New Zealand’s top court will hear Megaupload founder Kim Dotcom’s final appeal against extradition to the United States on fraud and online piracy charges, judges said.
The German national, who is accused of netting millions from his file-sharing empire, faces charges of racketeering, fraud and money laundering in the US, carrying jail terms of up to 20 years. A panel of five Supreme Court judges unanimously rejected an argument from lawyers representing the United States that they did not have the power to hear appeals from Dotcom and his three co-accused. “We conclude that we have jurisdiction to entertain the proposed appeals,” they said in a written judgement. The Supreme Court is Dotcom’s last avenue of legal appeal in New Zealand and had the judges accepted the US argument, he would have been out of options.

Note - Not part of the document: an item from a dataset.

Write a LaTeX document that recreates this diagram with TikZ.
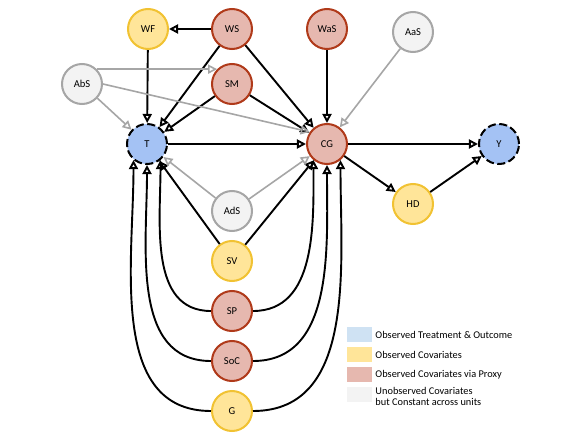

But the decision means he has one more chance to overturn a court ruling that he should be sent to the United States to face charges.
The extradition order has already been upheld by two appeal courts in a marathon case that began when armed police raided Dotcom’s Auckland mansion in January 2012. No date has yet been set for the Supreme Court appeal hearing.
The FBI-led case accuses Dotcom of industrial-scale online piracy via Megaupload, which US authorities shut down when the raid took place.
They allege the file-sharing service netted more than US$175mn in criminal proceeds and cost copyright owners US$500mn-plus by offering pirated content, including films and music.
Dotcom and his co-accused — Finn Batato, Mathias Ortmann, Bram van der Kolk — have denied any wrongdoing and say Megaupload was targeted because established interests were threatened by online innovation.
The website was an early example of cloud computing, allowing users to upload large files onto a server so others could easily download them without clogging up their e-mail systems. At its height in 2011, Megaupload claimed to have 50mn daily users and account for four percent of the world’s Internet traffic.
German tech entrepreneur Kim Dotcom.